The shuttle is facing increasingly serious technical and political problems. On Tuesday, the Discovery shuttle was to have launched a satellite to look at the state of the ozone layer. It was pulled back from the brink with just 11 seconds of countdown to go. Less than two weeks ago, the Columbia shuttle launch was abandoned, with only three seconds to lift-off, when one of its three liquid-fuel engines failed.

Nasa officials will have been hopeful last night that Discovery's relaunch, early this morning, went smoothly.

But dissenting voices in Britain, Europe and within the US space programme call for an end to 'flag-waving' manned space missions, whose main purpose is to massage national pride. British space officials are privately crowing that for the past five years they have rejected the value of sending people into space.

They have stuck to this line - arguing that the real future is in earth observation satellites, fulfilling environmental and commercial roles - to the disgust of most of the rest of Europe. But gradually, soundings within the European Space Agency hint that animosity to the British stance is on the wane.

The pressure is also increasing on American space scientists to justify their commitment to manned missions. Continued delays on shuttle launches are adding to concern that it may not be up to one of its key tasks for the future - ferrying parts into space to construct Nasa's ambitious Freedom space station. The space station has an uncertain future, with the election of a US administration that questions the huge investment in space at a time of economic hardship on Earth.

Nasa's controllers know their livelihoods are in jeopardy with each shuttle launch. 'When you realise you are betting the future of the US space programme every time you launch the thing, you have to be cautious,' one senior US space scientist said.

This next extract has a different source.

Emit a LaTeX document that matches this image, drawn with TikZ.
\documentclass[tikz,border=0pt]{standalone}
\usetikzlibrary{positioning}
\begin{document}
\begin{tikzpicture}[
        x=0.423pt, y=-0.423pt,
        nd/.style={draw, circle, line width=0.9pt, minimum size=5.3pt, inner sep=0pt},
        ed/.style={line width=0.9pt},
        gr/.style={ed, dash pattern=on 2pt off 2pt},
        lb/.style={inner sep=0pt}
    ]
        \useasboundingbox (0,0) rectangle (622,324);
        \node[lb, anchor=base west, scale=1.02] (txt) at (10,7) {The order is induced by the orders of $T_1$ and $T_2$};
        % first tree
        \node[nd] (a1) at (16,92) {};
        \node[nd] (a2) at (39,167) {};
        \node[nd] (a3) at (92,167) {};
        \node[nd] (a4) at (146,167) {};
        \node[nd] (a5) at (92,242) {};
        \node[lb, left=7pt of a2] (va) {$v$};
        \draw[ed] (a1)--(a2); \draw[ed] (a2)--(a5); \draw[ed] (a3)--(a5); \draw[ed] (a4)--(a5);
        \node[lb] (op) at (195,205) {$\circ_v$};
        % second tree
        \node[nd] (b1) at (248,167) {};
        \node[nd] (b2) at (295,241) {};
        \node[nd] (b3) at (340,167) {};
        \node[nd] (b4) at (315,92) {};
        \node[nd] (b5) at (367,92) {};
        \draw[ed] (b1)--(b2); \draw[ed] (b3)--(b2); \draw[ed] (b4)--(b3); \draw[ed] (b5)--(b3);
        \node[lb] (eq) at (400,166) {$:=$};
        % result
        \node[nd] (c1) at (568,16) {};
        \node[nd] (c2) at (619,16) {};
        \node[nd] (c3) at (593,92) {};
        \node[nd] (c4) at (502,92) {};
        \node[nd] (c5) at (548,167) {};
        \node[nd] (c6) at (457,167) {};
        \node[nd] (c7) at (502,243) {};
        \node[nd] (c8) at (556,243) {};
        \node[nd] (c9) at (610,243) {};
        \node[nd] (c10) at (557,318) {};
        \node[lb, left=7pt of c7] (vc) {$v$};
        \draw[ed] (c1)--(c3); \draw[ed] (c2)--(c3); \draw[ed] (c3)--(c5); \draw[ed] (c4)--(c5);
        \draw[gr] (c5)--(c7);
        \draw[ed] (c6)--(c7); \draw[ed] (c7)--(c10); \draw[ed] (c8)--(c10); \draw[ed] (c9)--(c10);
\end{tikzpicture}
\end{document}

But it is not just caution that is dogging shuttle launches. Its technology is creaking; most of it was designed 20 years ago. Of the 53 shuttle launches, most have had technical problems. Launch dates have been pushed back time and again; 14 launches have got as far as countdown, then been abandoned.

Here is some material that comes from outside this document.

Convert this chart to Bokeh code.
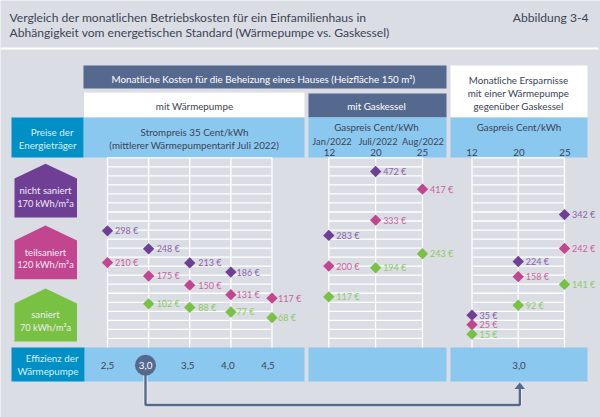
from bokeh.plotting import figure
from bokeh.models import Range1d
from bokeh.core.properties import value
from bokeh.embed import file_html
from bokeh.resources import INLINE

# ---- data ----
cop = [2.5, 3.0, 3.5, 4.0, 4.5]
efficiency_labels = ["2,5", "3,0", "3,5", "4,0", "4,5"]
gas_prices = ["12", "20", "25"]
gas_dates = ["Jan/2022", "Juli/2022", "Aug/2022"]

# labelled euro values and the height (on the euro scale) at which each mark is drawn
wp_cop_purple = [2.5, 3.0, 3.5, 4.0]
wp_val_purple = [298, 248, 213, 186]
wp_lvl_purple = [304, 253, 213, 187]
wp_cop_pink = [2.5, 3.0, 3.5, 4.0, 4.5]
wp_val_pink = [210, 175, 150, 131, 117]
wp_lvl_pink = [214, 176, 150, 123, 113]
wp_cop_green = [3.0, 3.5, 4.0, 4.5]
wp_val_green = [102, 88, 77, 68]
wp_lvl_green = [97, 87, 74, 58]

gas_col_purple = [0, 1]
gas_val_purple = [283, 472]
gas_lvl_purple = [291, 472]
gas_col_pink = [0, 1, 2]
gas_val_pink = [200, 333, 417]
gas_lvl_pink = [204, 334, 422]
gas_col_green = [0, 1, 2]
gas_val_green = [117, 194, 243]
gas_lvl_green = [117, 199, 239]

sav_col = [0, 1, 2]
sav_val_purple = [35, 224, 342]
sav_lvl_purple = [65, 217, 350]
sav_val_pink = [25, 158, 242]
sav_lvl_pink = [38, 174, 254]
sav_val_green = [15, 92, 141]
sav_lvl_green = [11, 93, 152]

# ---- styles ----
BG = "#dadde4"
NAVY = "#55698f"
LIGHT = "#8bc8f0"
TEAL = "#0090c5"
PURPLE = "#6f3f96"
PINK = "#c2458f"
GREEN = "#78c142"
INK = "#3c4454"
FONT = "Lato"

W, H = 600, 417
p = figure(width=W, height=H, x_range=Range1d(0, W), y_range=Range1d(H, 0),
           output_backend="svg", toolbar_location=None, min_border=0,
           background_fill_color=BG, border_fill_color=BG, outline_line_color=None)
p.axis.visible = False
p.grid.visible = False

# data scales laid over the layout frame
PX_PER_EUR = 0.353
ZERO_Y = 337.6
p.extra_y_ranges = {"eur": Range1d((ZERO_Y - H) / PX_PER_EUR, ZERO_Y / PX_PER_EUR)}


def lin_range(x0, step):
    return Range1d((0 - x0) / step, (W - x0) / step)


COP_STEP = 82.25
p.extra_x_ranges = {
    "cop": Range1d(2.5 - 107 / COP_STEP, 2.5 + (W - 107) / COP_STEP),
    "gas": lin_range(328.3, 46.85),
    "sav": lin_range(471.5, 46.25),
}


def box(x0, x1, y0, y1, color):
    p.quad(left=x0, right=x1, top=y0, bottom=y1, fill_color=color, line_color=None)


def txt(x, y, s, size=9.8, color=INK, align="center"):
    p.text([x], [y], text=[s], text_font=value(FONT), text_font_size=f"{size}px",
           text_color=color, text_align=align, text_baseline="middle")


# separator
box(0, 598, 47, 49, "#ffffff")
# header boxes
box(83, 446, 65, 88, NAVY)
box(83.5, 304, 92, 117, "#ffffff")
box(308, 446, 93, 117, NAVY)
box(450, 587, 65, 117, "#ffffff")
for a, b in [(83, 304), (308, 446), (450, 587)]:
    box(a, b, 117, 157, LIGHT)
    box(a + (1 if a == 83 else 0), b, 347, 381, LIGHT)
box(11, 83, 117, 157, TEAL)
box(11, 84, 347, 381, TEAL)

# grid
grid_color = "#ffffff"
rows = [157.3 + 9.03 * i for i in range(21)]
for a, b in [(107, 271.5), (328.3, 422), (471.5, 564)]:
    p.multi_line([[a, b] for _ in rows], [[r, r] for r in rows], line_color=grid_color, line_width=1.3)
for xs in ([107, 148.1, 189.2, 230.4, 271.5], [328.3, 375.1, 422], [471.5, 517.75, 564]):
    p.multi_line([[x, x] for x in xs], [[157, 347] for _ in xs], line_color=grid_color, line_width=1.3)

# houses
for top, shoulder, bottom, col in [(163.3, 178, 217, PURPLE), (225, 240, 278.7, PINK), (288, 303, 341, GREEN)]:
    p.patch([14, 45, 76.5, 76.5, 14], [shoulder, top, shoulder, bottom, bottom], fill_color=col, line_color=None)
for y, a, b in [(190, "nicht saniert", "170 kWh/m²a"), (251.5, "teilsaniert", "120 kWh/m²a"), (314, "saniert", "70 kWh/m²a")]:
    txt(45, y, a, size=9.6, color="#f2e9f4")
    txt(45, y + 12.7, b, size=9.2, color="#f2e9f4")

# titles and headers
txt(9, 17, "Vergleich der monatlichen Betriebskosten für ein Einfamilienhaus in", size=12.1, align="left")
txt(9, 32, "Abhängigkeit vom energetischen Standard (Wärmepumpe vs. Gaskessel)", size=12.1, align="left")
txt(588, 17, "Abbildung 3-4", size=12.1, align="right")
txt(263, 78, "Monatliche Kosten für die Beheizung eines Hauses (Heizfläche 150 m²)", color="#ffffff")
txt(194, 105, "mit Wärmepumpe")
txt(376, 105, "mit Gaskessel", color="#ffffff")
txt(518, 79, "Monatliche Ersparnisse")
txt(518, 92, "mit einer Wärmepumpe")
txt(518, 105, "gegenüber Gaskessel")
txt(73, 131, "Preise der", color="#d8eefa", align="right")
txt(76, 144, "Energieträger", color="#d8eefa", align="right")
txt(194, 131, "Strompreis 35 Cent/kWh")
txt(194, 144, "(mittlerer Wärmepumpentarif Juli 2022)")
txt(376, 126, "Gaspreis Cent/kWh")
txt(518.5, 126, "Gaspreis Cent/kWh")
for d, s, xd, xs in zip(gas_dates, gas_prices, [331.5, 377.5, 422.5], [329, 375.5, 422]):
    txt(xd, 141, d, size=9.3)
    txt(xs, 151.5, s)
for s, x in zip(gas_prices, [471.5, 518.5, 564.5]):
    txt(x, 151.5, s)
txt(78, 357, "Effizienz der", color="#d8eefa", align="right")
txt(78, 370.5, "Wärmepumpe", color="#d8eefa", align="right")

# connector arrow
p.line([145, 145, 519.3, 519.3], [364, 404.5, 404.5, 388], line_color="#eef0f4", line_width=4)
p.line([145, 145, 519.3, 519.3], [364, 404.5, 404.5, 388], line_color=NAVY, line_width=2.4)
p.patch([514, 519.3, 524.5], [388.5, 382, 388.5], fill_color=NAVY, line_color=None)
p.circle([145], [364.7], radius=10.5, fill_color=NAVY, line_color=None)

# efficiency labels, through the cop scale
p.text(cop, [364.5] * 5, text=efficiency_labels, x_range_name="cop", text_font=value(FONT), text_font_size="9.8px",
       text_color=[INK, "#ffffff", INK, INK, INK], text_align="center", text_baseline="middle",
       x_offset=[0, -3, -2, -3, -4])
txt(518.5, 364.5, "3,0")

# gap between mark and label, by heat-pump column
COP_GAP = {2.5: 7.5, 3.0: 8, 3.5: 8.5, 4.0: 5.7, 4.5: 6}


def series(xs, vals, lvls, rng, col, label_col):
    p.scatter(xs, lvls, marker="square", angle=0.7854, size=8, fill_color=col, line_color=None,
              x_range_name=rng, y_range_name="eur")
    gaps = [COP_GAP[x] for x in xs] if rng == "cop" else [7.5] * len(xs)
    p.text(xs, lvls, text=[f"{v} €" for v in vals], x_range_name=rng, y_range_name="eur",
           x_offset=gaps, text_font=value(FONT), text_font_size="9px", text_color=label_col,
           text_align="left", text_baseline="middle")


LPURPLE, LPINK, LGREEN = "#8a62ad", "#cd5fa0", "#8ccb5e"
series(wp_cop_purple, wp_val_purple, wp_lvl_purple, "cop", PURPLE, LPURPLE)
series(wp_cop_pink, wp_val_pink, wp_lvl_pink, "cop", PINK, LPINK)
series(wp_cop_green, wp_val_green, wp_lvl_green, "cop", GREEN, LGREEN)
series(gas_col_purple, gas_val_purple, gas_lvl_purple, "gas", PURPLE, LPURPLE)
series(gas_col_pink, gas_val_pink, gas_lvl_pink, "gas", PINK, LPINK)
series(gas_col_green, gas_val_green, gas_lvl_green, "gas", GREEN, LGREEN)
series(sav_col, sav_val_purple, sav_lvl_purple, "sav", PURPLE, LPURPLE)
series(sav_col, sav_val_pink, sav_lvl_pink, "sav", PINK, LPINK)
series(sav_col, sav_val_green, sav_lvl_green, "sav", GREEN, LGREEN)

open("out.html", "w").write(file_html(p, INLINE))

The shuttle is arguably the most complicated machine ever built, held together by more than 3 million lines of software code and 300 miles of wiring. 'It should come as no surprise that the shuttle goes wrong so often,' according to John Pike, director of space policy at the Federation of American Scientists.

Professor Pike is despondent and pessimistic about the shuttle's future. 'All these technical problems point to the fact that there is a very high probability that we will have a repeat of the Challenger disaster by the end of the decade,' he said.

However, he drew short of calling for an end to manned space flights. To do so in the US, he said, would be dangerous and destabilising. 'You British have the monarchy and Westminster Abbey. We have the space programme and the Air and Space museum. The space programme, like the monarchy, is a national symbol - although a less than perfect one.' The professor believes the shuttle is now so unreliable it should be scrapped, and predicts it could be cancelled this year.

He would 're-invent the Apollo capsule and put it on top of a Titan rocket', to keep the crew away from the fuel and cargo. 'It would not necessarily be more reliable, but there would be a higher chance of saving the crew if something went wrong. We would then have a major accident on our hands instead of a national catastrophe.'

Nasa has become increasingly defensive since the loss of seven lives with the Challenger disaster in 1986. Yesterday, a spokesman at its Kennedy space centre in Florida said: 'If people are using delays as an excuse not to fund the space programme then that's a pretty low blow. Cuts would be very unfair. You cannot use the fact that the safety systems work as a reason for not funding . . . that should be a reason for more funding.'

The agency is under attack from all sides in the US. Its budget is being cut relentlessly, and President Clinton has instructed the agency to re-work the design of its prize project - the Freedom space station.

On Tuesday, President Clinton's science advisor, John Gibbons, announced that the US would seek Russian help with this emergency re-design. The goal is a space station costing half its original dollars 31bn ( pounds 20.5bn) price tag.